27 F. Supp. 436 | M.D. Penn. | 1939
Joseph Van Dyke, receiver of the Liberty National Bank of Dickson City, Pennsylvania, brought this suit against Joseph Reich to recover an assessment made upon Joseph Reich, a shareholder of said bank.
It is alleged in the complaint that the Liberty National Bank of Dickson City, Pennsylvania, became insolvent and a receiver was duly appointed; that on December 15, 1932, the Comptroller of the Currency levied an assessment on the stockholders for one hundred per cent, of the par value of the stock, said assessment to be paid on or before the 23rd day of January, 1933; that the defendant owns shares of stock in the Liberty National Bank of Dickson City, Pennsylvania, and has not paid this assessment. This suit was brought on January 16, 1939. In answer to the complaint, the defendant raised only the question of the Statute of Limitations.
The sole question to be determined, therefore, is, whether the Pennsylvania Statute of Limitations began to run from the date of the assessment or from the date on or before which the assessment was to be paid.
It is well settled that the Statute of Limitations of the Forum controls the time for bringing actions to enforce liabilities for stock assessments. Pufahl v. Estate of Parks, 299 U.S. 217, 225, 57 S.Ct. 151, 81 L.Ed. 133. The relevant Pennsylvania Act of Assembly is found in 12 P.S. § 31, and provides that actions of debt, etc., shall be brought “within six years next after the cause of such actions or suit, and not after.” This Act has been frequently construed by the Pennsylvania Courts and, in the recent case of New York & Pennsylvania Co. v. New York Cent. R. Co. et al., 300 Pa. 242, 150 A. 480, 481, the Court stated that it is a well known rule that “the time specified in a statute of limitations does not begin to run until there is an existing right to sue forthwith * * That case involved the same Statute of Limitations which is now before this Court. It need hardly be stated that an action may not be brought to recover a sum of money until the debt becomes due and payable. It is, therefore, my conclusion that the Statute of Limitations of the Commonwealth of Pennsylvania does not begin to run until the date on or before which the assessment is payable. In the present case that date was January 23, 1933. Hence, January 16, 1939, is within the six year period of the Statute of Limitations and this action was brought on time.
The defendant has cited only one case which is on point, Johnson v. Greene, 9 Cir., 88 F.2d 683, but this case was decided under the peculiar California rule that the Statute begins to run as soon as the liability is created irrespective of whether or not there is a present right to sue. Such is not the law which controls this case.

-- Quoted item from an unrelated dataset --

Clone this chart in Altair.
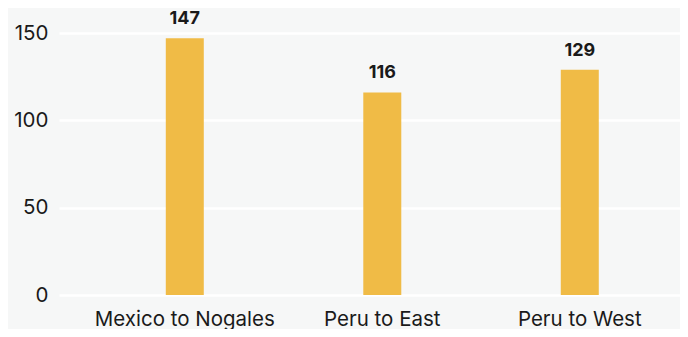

The other cases cited by the defendant decided only that the Statute of Limitations did not begin to run before an assessment had been made, but did not consider the question of whether the date of assessment or the date the assessment was made payable was the proper date because such a determination was unnecessary in those cases.
The case of Strasburger v. Schram, 68 App.D.C. 87, 93 F.2d 246, involves facts almost identical with those in the present case and holds that the date the assessment is payable is the time when the Statute begins to run. Justice Groner, in a very well considered opinion, has discussed fully all the questions here involved, and my views are completely in accord with the reasoning and conclusions in that opinion.
Now, May 9, 1939, judgment is directed to be entered in favor of the plaintiff.